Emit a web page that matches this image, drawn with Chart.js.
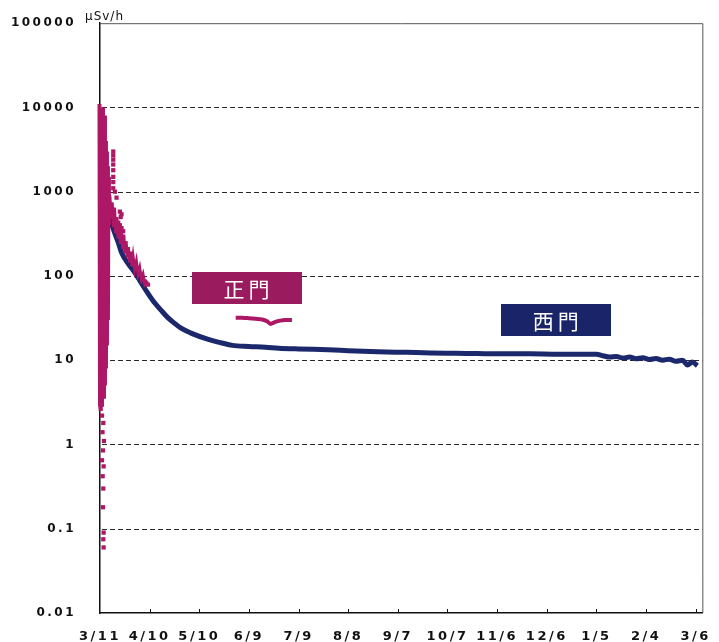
<!DOCTYPE html>
<html><head><meta charset="utf-8">
<script src="https://cdn.jsdelivr.net/npm/chart.js@4"></script>
<style>html,body{margin:0;padding:0;background:#fff}#wrap{width:719px;height:642px}</style>
</head><body><div id="wrap"><canvas id="c" width="719" height="642"></canvas></div>
<script>
// ---- data ----
const xTickDays = [0,30,60,90,120,150,180,210,240,270,300,330,360];
const xTickLabels = ['3/11','4/10','5/10','6/9','7/9','8/8','9/7','10/7','11/6','12/6','1/5','2/4','3/6'];
const yTickValues = [0.01,0.1,1,10,100,1000,10000,100000];
const yTickLabels = ['0.01','0.1','1','10','100','1000','10000','100000'];
const seriesNames = ['正門','西門'];
const unitLabel = 'μSv/h';

// 西門 (west gate)
const westDays = [4.5,5.5,7,9,11,13,17,21,25,29,33,37,41,45,49,55,65,72,80,90,100,108,120,138,150,168,185,200,215,228,245,260,275,290,300,304,308,312,316,320,324,328,332,336,340,344,348,352,355,358,361];
const westValues = [800,600,420,320,250,190,140,110,82,62,48,39,32,27.5,24,21,17.8,16.3,15.0,14.6,14.3,13.9,13.6,13.3,13.0,12.6,12.4,12.2,12.1,12.0,11.9,11.9,11.8,11.8,11.8,11.3,10.9,11.1,10.6,10.9,10.4,10.7,10.2,10.5,10.0,10.3,9.7,10.0,8.8,9.5,8.6];

// 正門 (main gate) – early dense band
const gateBandDays = [-1.2,-0.9,-0.6,-0.3,0,0.3,0.6,0.9,1.2,1.5,1.8,2.1,2.4,2.7,3.0,3.3,3.6,3.9,4.2,4.5,4.8,5.1,5.4];
const gateBandValues = [3,9000,2.6,11000,3,10000,2.5,9000,2.8,10000,4,6000,3.5,8000,5,4000,8,3000,15,2000,30,1500,400];
// 正門 – readings over the first month
const gateClusterDays = [6,6.7,7.4,8.1,8.8,9.5,10.2,10.9,11.6,12.3,13,13.7,14.4,15.1,15.8,16.5,17.2,17.9,18.6,19.3,20,21,22,23,24,25,26,27,28];
const gateClusterValues = [900,480,750,380,650,320,500,280,420,240,360,210,310,185,260,165,220,145,195,130,170,120,150,105,125,92,105,82,90];
// 正門 – scattered readings
const gateDotDays = [1.2,2.0,1.5,2.4,1.8,1.2,2.2,1.6,2.0,1.8,2.2,2.0,2.2,
  8,8,8,8,8,8,8,8,9,10,12,13,12.5,11,12,13,14,27,28,29];
const gateDotValues = [2.2,1.8,1.4,1.1,0.85,0.65,0.55,0.42,0.3,0.18,0.09,0.075,0.06,
  3000,2700,2400,2100,1800,1500,1300,1100,1000,850,580,540,500,430,400,370,340,86,82,79];
// 正門 – summer readings
const gateSummerDays = [82,86,90,94,98,101,103,106,109,112,116];
const gateSummerValues = [32,32,31.5,31,30.5,29,27,28.5,29.5,30,30];

const magenta = '#ad1866';
const navy = '#1c286c';
const boxLabels = [
  {text: seriesNames[0], day: 88.6, value: 72.8, fill: '#9b1c5e'},
  {text: seriesNames[1], day: 275.4, value: 29.9, fill: '#1a2468'}
];

const zip = (xs, ys) => xs.map((x, i) => ({x, y: ys[i]}));

const spacingPlugin = {
  id: 'spacing',
  beforeLayout(chart){ chart.ctx.letterSpacing = '2.5px'; },
  beforeDraw(chart){ chart.ctx.letterSpacing = '2.5px'; }
};

const decorPlugin = {
  id: 'decor',
  beforeDatasetsDraw(chart){
    const {ctx, chartArea: a, scales} = chart;
    ctx.save();
    ctx.strokeStyle = '#2a2a2a';
    ctx.lineWidth = 1;
    ctx.setLineDash([5,3]);
    yTickValues.forEach((v, i) => {
      if (i === 0 || i === yTickValues.length - 1) return;
      const y = Math.round(scales.y.getPixelForValue(v)) + 0.5;
      ctx.beginPath(); ctx.moveTo(a.left + 2, y); ctx.lineTo(a.right, y); ctx.stroke();
    });
    ctx.setLineDash([]);
    // top & right frame
    ctx.strokeStyle = '#555';
    ctx.beginPath();
    ctx.moveTo(a.left, a.top + 0.5); ctx.lineTo(a.right + 0.5, a.top + 0.5); ctx.lineTo(a.right + 0.5, a.bottom);
    ctx.stroke();
    // inward x ticks
    ctx.strokeStyle = '#111';
    xTickDays.forEach((d, i) => {
      if (i === 0) return;
      const x = Math.round(scales.x.getPixelForValue(d)) + 0.5;
      ctx.beginPath(); ctx.moveTo(x, a.bottom); ctx.lineTo(x, a.bottom - 4); ctx.stroke();
    });
    ctx.restore();
  },
  afterDatasetsDraw(chart){
    const {ctx, chartArea: a, scales} = chart;
    ctx.save();
    // unit label
    ctx.letterSpacing = '1px';
    ctx.fillStyle = '#111';
    ctx.font = '12px "DejaVu Sans"';
    ctx.textAlign = 'left';
    ctx.textBaseline = 'alphabetic';
    ctx.fillText(unitLabel, a.left - 15, a.top - 3);
    // series label boxes
    boxLabels.forEach(b => {
      const cx = scales.x.getPixelForValue(b.day);
      const cy = scales.y.getPixelForValue(b.value);
      const w = 110, h = 32;
      ctx.fillStyle = b.fill;
      ctx.fillRect(Math.round(cx - w/2), Math.round(cy - h/2), w, h);
      ctx.fillStyle = '#fff';
      ctx.font = '21px "Noto Sans CJK JP"';
      ctx.letterSpacing = '4px';
      ctx.textAlign = 'center';
      ctx.textBaseline = 'middle';
      ctx.fillText(b.text, cx + 2, cy + 1);
    });
    ctx.restore();
  }
};

new Chart(document.getElementById('c'), {
  type: 'scatter',
  data: {
    datasets: [
      {label: seriesNames[0], data: zip(gateBandDays, gateBandValues), showLine: true, borderColor: magenta, borderWidth: 4, pointRadius: 0, tension: 0, clip: false},
      {label: seriesNames[0], data: zip(gateDotDays, gateDotValues), showLine: false, pointStyle: 'rect', pointRadius: 3, backgroundColor: magenta, borderWidth: 0, clip: false},
      {label: seriesNames[0], data: zip(gateClusterDays, gateClusterValues), showLine: true, borderColor: magenta, borderWidth: 3, pointRadius: 0, tension: 0},
      {label: seriesNames[0], data: zip(gateSummerDays, gateSummerValues), showLine: true, borderColor: magenta, borderWidth: 4, pointRadius: 0, tension: 0.2},
      {label: seriesNames[1], data: zip(westDays, westValues), showLine: true, borderColor: navy, borderWidth: 5, pointRadius: 0, cubicInterpolationMode: 'monotone'}
    ]
  },
  options: {
    responsive: false,
    animation: false,
    devicePixelRatio: 1,
    layout: {padding: {top: 23, right: 11, left: 0, bottom: 0}},
    plugins: {legend: {display: false}, tooltip: {enabled: false}},
    scales: {
      x: {
        type: 'linear', min: 0, max: 364,
        afterBuildTicks: s => { s.ticks = xTickDays.map(v => ({value: v})); },
        afterFit: s => { s.height = 29; },
        ticks: {
          callback: v => xTickLabels[xTickDays.indexOf(v)],
          color: '#111', font: {family: '"DejaVu Sans"', size: 13, weight: 'bold'}, padding: 8,
          maxRotation: 0, autoSkip: false
        },
        grid: {display: false},
        border: {display: true, color: '#111', width: 1.5}
      },
      y: {
        type: 'logarithmic', min: 0.01, max: 100000,
        afterBuildTicks: s => { s.ticks = yTickValues.map(v => ({value: v})); },
        afterFit: s => { s.width = 100; },
        ticks: {
          callback: v => yTickLabels[yTickValues.indexOf(v)],
          color: '#111', font: {family: '"DejaVu Sans"', size: 12, weight: 'bold'}, padding: 16, autoSkip: false
        },
        grid: {display: false},
        border: {display: true, color: '#111', width: 1.5}
      }
    }
  },
  plugins: [spacingPlugin, decorPlugin]
});
</script>
</body></html>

************

- [Instructions to follow] Return, unchanged, the lines from the first line of the material through the line that holds "const unitLabel = 'μSv/h';", inclusive, omitting pictures.

- [Solution below]
Emit a web page that matches this image, drawn with Chart.js.
<!DOCTYPE html>
<html><head><meta charset="utf-8">
<script src="https://cdn.jsdelivr.net/npm/chart.js@4"></script>
<style>html,body{margin:0;padding:0;background:#fff}#wrap{width:719px;height:642px}</style>
</head><body><div id="wrap"><canvas id="c" width="719" height="642"></canvas></div>
<script>
// ---- data ----
const xTickDays = [0,30,60,90,120,150,180,210,240,270,300,330,360];
const xTickLabels = ['3/11','4/10','5/10','6/9','7/9','8/8','9/7','10/7','11/6','12/6','1/5','2/4','3/6'];
const yTickValues = [0.01,0.1,1,10,100,1000,10000,100000];
const yTickLabels = ['0.01','0.1','1','10','100','1000','10000','100000'];
const seriesNames = ['正門','西門'];
const unitLabel = 'μSv/h';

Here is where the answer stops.